Une journée ordinaire au « 35 bis »

Au cœur de Paris, le juge des libertés et de la détention arbitre les cas des sans-papiers en rétention. En dépit de la mobilisation d’associations, ce sont des procédures expéditives. Reportage.

Xavier Frison  et  Léa Barbat  • 4 février 2010 abonné·es
Une journée ordinaire au « 35 bis »
© Photo : Poujoulat/AFP

Ne cherchez pas le 35 bis, quai des Orfèvres, l’adresse n’existe pas. C’est pourtant bien au « 35 bis », du nom de la procédure d’urgence applicable aux étrangers en rétention, qu’officie le juge des libertés et de la détention (JLD) du tribunal de grande instance de Paris. C’est là que les sans-papiers interpellés dé­filent, dans les 48 heures suivant leur placement en centre de rétention. Là que le juge leur signifie leur remise en liberté ou, comme c’est le cas la plupart du temps, le prolongement de la rétention en vue de leur expulsion vers leur pays d’origine. En dix à quinze minutes, juge, greffier, représentant de la préfecture de police, avocat et « retenu » donnent une pièce tragique au dénouement écrit à l’avance, ou peu s’en faut.
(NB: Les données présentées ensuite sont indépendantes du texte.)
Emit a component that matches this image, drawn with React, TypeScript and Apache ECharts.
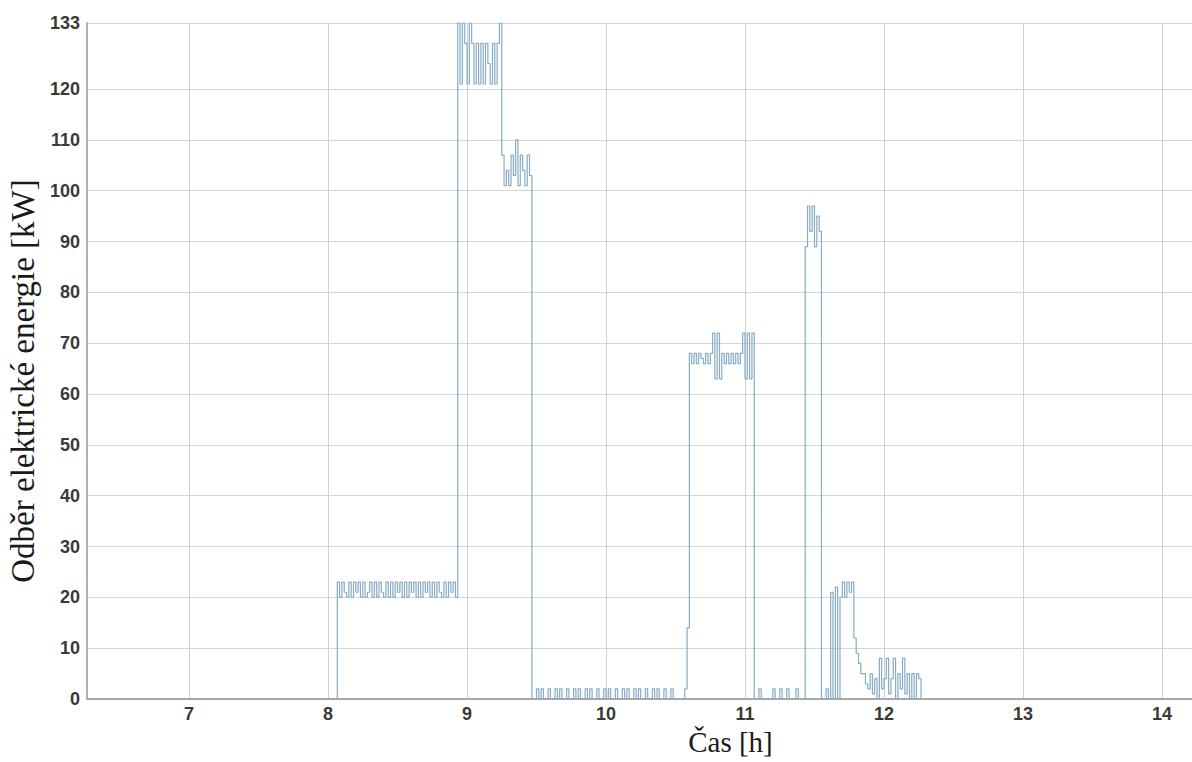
import React, { useEffect, useRef } from "react";
import * as echarts from "echarts";

// Sampling: one value per minute, starting at 8:00
const startHour = 8;
const sampleMinutes = 1;

// Power draw [kW], phase by phase
const idle0 = [0, 0, 0, 0];
const load1 = [
  23, 20, 23, 21, 20, 23, 20, 23, 21, 23,
  20, 23, 20, 21, 23, 20, 23, 20, 23, 21,
  20, 23, 20, 23, 20, 23, 21, 23, 20, 23,
  20, 23, 21, 23, 20, 23, 20, 23, 21, 23,
  20, 23, 20, 23, 21, 20, 23, 20, 23, 21,
  23, 20,
];
const load2 = [133, 121, 133, 129, 121, 133, 129, 121, 129, 121, 129, 121, 129, 125, 121, 129, 121, 129, 133];
const load3 = [107, 101, 104, 101, 107, 103, 110, 101, 107, 104, 101, 107, 103];
const idle1 = [
  0, 0, 2, 0, 2, 0, 0, 2, 0, 0,
  2, 0, 2, 0, 0, 2, 0, 0, 2, 0,
  2, 0, 0, 2, 0, 2, 0, 0, 2, 0,
  0, 2, 0, 2, 0, 0, 2, 0, 0, 2,
  0, 2, 0, 0, 2, 0, 2, 0, 0, 2,
  0, 0, 2, 0, 2, 0, 0, 2, 0, 0,
  2, 0, 0, 0, 0, 0, 2,
];
const ramp = [14];
const load4 = [
  68, 66, 68, 66, 68, 67, 66, 68, 66, 68,
  72, 63, 72, 63,
  68, 66, 68, 66, 68, 66, 68, 66, 68,
  72, 63, 72, 63, 72,
];
const idle2 = [0, 0, 2, 0, 0, 0, 0, 0, 2, 0, 0, 2, 0, 0, 2, 0, 0, 0, 2, 0, 0, 0];
const load5 = [89, 97, 92, 97, 89, 95, 92];
const tail = [
  0, 0, 2, 0, 21, 0, 22, 0, 20, 23,
  20, 23, 21, 23, 12, 9, 7, 5, 5, 3,
  2, 5, 1, 4, 0, 8, 2, 4, 8, 1,
  4, 8, 0, 5, 2, 8, 1, 5, 0, 5,
  0, 5, 4, 0,
];

const yTicks = [0, 10, 20, 30, 40, 50, 60, 70, 80, 90, 100, 110, 120, 133];
const xTicks = [7, 8, 9, 10, 11, 12, 13, 14];

const allValues = [...idle0, ...load1, ...load2, ...load3, ...idle1, ...ramp, ...load4, ...idle2, ...load5, ...tail];
const seriesData = allValues.map((v, i) => [startHour + (i * sampleMinutes) / 60, v]);

export default function App() {
  const ref = useRef<HTMLDivElement>(null);
  useEffect(() => {
    if (!ref.current) return;
    const chart = echarts.init(ref.current, undefined, { renderer: "svg" });
    chart.setOption({
      animation: false,
      backgroundColor: "#ffffff",
      grid: { left: 87, right: 0, top: 23, bottom: 63, containLabel: false, outerBoundsMode: "none" },
      xAxis: {
        type: "value",
        min: 6.266,
        max: 14.216,
        name: "Čas [h]",
        nameLocation: "middle",
        nameGap: 28,
        nameTextStyle: {
          fontFamily: "Liberation Serif",
          fontSize: 29,
          color: "#1a1a1a",
          padding: [0, 0, 0, 182],
        },
        axisLine: { show: true, lineStyle: { color: "#a8a8a8", width: 2 } },
        axisTick: { show: false, customValues: xTicks },
        axisLabel: {
          customValues: xTicks,
          fontFamily: "Liberation Sans",
          fontWeight: "bold",
          fontSize: 18,
          color: "#3a3a3a",
          margin: 6,
        },
        splitLine: { show: true, lineStyle: { color: "#cfcfcf", width: 1 } },
      },
      yAxis: {
        type: "value",
        min: 0,
        max: 133,
        name: "Odběr elektrické energie [kW]",
        nameLocation: "middle",
        nameGap: 47,
        nameTextStyle: {
          fontFamily: "Liberation Serif",
          fontSize: 33,
          color: "#1a1a1a",
          padding: [0, 40, 0, 0],
        },
        axisLine: { show: true, lineStyle: { color: "#b0b0b0", width: 2 } },
        axisTick: { show: false, customValues: yTicks },
        axisLabel: {
          customValues: yTicks,
          fontFamily: "Liberation Sans",
          fontWeight: "bold",
          fontSize: 18,
          color: "#3a3a3a",
          margin: 7,
        },
        splitLine: { show: true, lineStyle: { color: "#d6d6d6", width: 1 } },
      },
      series: [
        {
          type: "line",
          step: "end",
          data: seriesData,
          showSymbol: false,
          symbol: "none",
          lineStyle: { color: "#86acc7", width: 1.2 },
          z: 3,
        },
      ],
    });
    return () => chart.dispose();
  }, []);
  return (
    <div
      ref={ref}
      style={{ position: "fixed", left: 0, top: 0, width: 1192, height: 762, background: "#fff" }}
    />
  );
}
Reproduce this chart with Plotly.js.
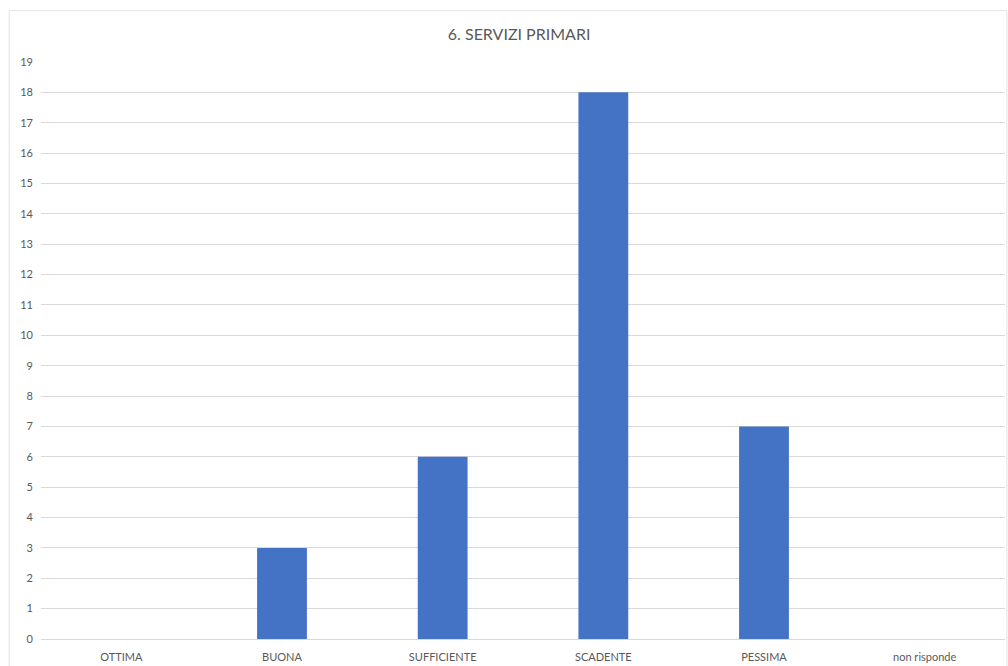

Dénicher la salle d’audience, ouverte au public, tient de la gageure. Mieux vaut miser sur les habitués du Palais, plantons de service, avocats pressés ou agents administratifs, pour trouver son chemin. Au pied de l’ultime escalier, une fine bandelette en aluminium accrochée au mur indique enfin l’endroit. En haut des marches au bois craquant, une simple feuille racornie indique « 35 bis ». Passé la porte, quatre chaises serrées font office de vestibule. Éliane, bénévole du Réseau éducation sans frontières (RESF) et Marie-José, de la Cimade, toutes deux retraitées, attendent sagement le délibéré du juge sur une affaire en cours. Avec trois « visites » à son actif, Éliane est presque une habituée. Elle tuyaute Marie-José, novice du lieu, sur les innombrables subtilités de la procédure. Juste à côté d’elles, un jeune policier filtre les entrées. « Vous êtes… ? Pas d’enregistrement, pas de caméra, pas de téléphone. »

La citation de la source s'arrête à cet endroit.